Et cela constituera une sorte de duopole : insoumis contre macroniste. Un duel auquel les deux partis ont intérêt, et qui éclipse les propositions de fond réalisées sur tous les bancs, Parti socialiste et Les Républicains inclus. 
Ce combat des mots pour se rejeter la culpabilité n'est pas surprenant, car le 49.3 est un outil risqué. 
Il marque celui qui l'utilise du sceau de la faiblesse et de l'autoritarisme, l'un allant souvent avec l'autre. 
D'ailleurs, ceux qui en ont fait l'usage l'ont parfois regretté, à l'image de Manuel Valls. Juste après avoir quitté Matignon, voici la promesse qu'il adressait aux électeurs :
"Je connais parfaitement les effets pervers du 49.3, je suis lucide et puis j’ai appris, et puis on prend du recul (…). Son utilisation est dépassée et apparaît comme brutale. (…) Je proposerai de supprimer purement et simplement le 49.3". (sur France Inter)

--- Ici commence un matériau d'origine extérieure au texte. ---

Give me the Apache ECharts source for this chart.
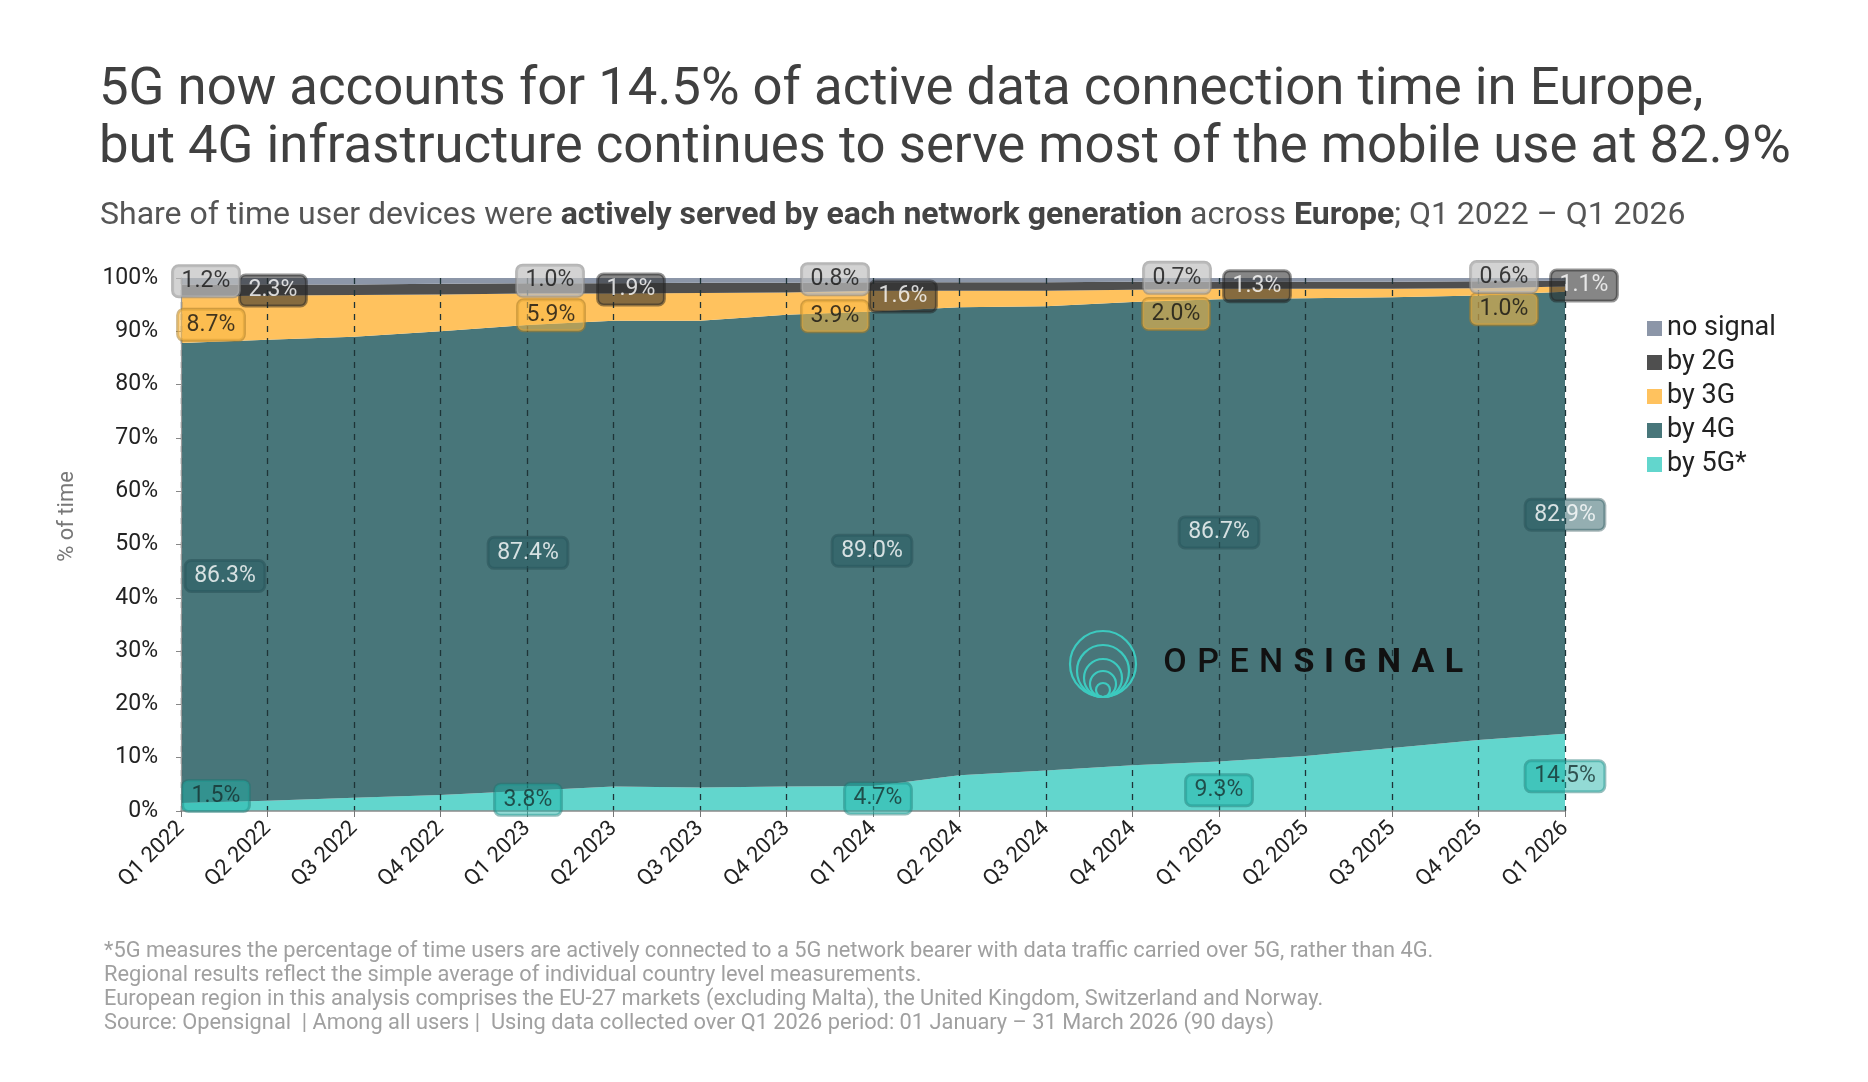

Et la scène politique compte un autre grand opposant au 49.3. Un certain Emmanuel Macron. Très fâché, quand il était ministre de l'Economie en 2015, que cette procédure ait été employée pour faire adopter sa loi Macron : il l'avait vécu comme un échec, lui qui pensait avoir convaincu une partie des frondeurs au sein de la majorité socialiste. 
N'y a-t-il pas une banalisation de ce 49.3 ?  
Avant-hier, on l'utilisait quand la majorité était introuvable (Rocard, 1988).
Hier, on le dégainait quand la majorité était incertaine (Loi Macron, 2015). 
Désormais, on le déclenche quand la majorité est pléthorique mais que le débat est jugé trop long. 
Au moindre malaise dans l'Assemblée, le voici brandi. 
Ce qui était un instrument de dernier recours est devenu le geste des premiers secours, au chevet d'une politique qui veut aller toujours plus vite.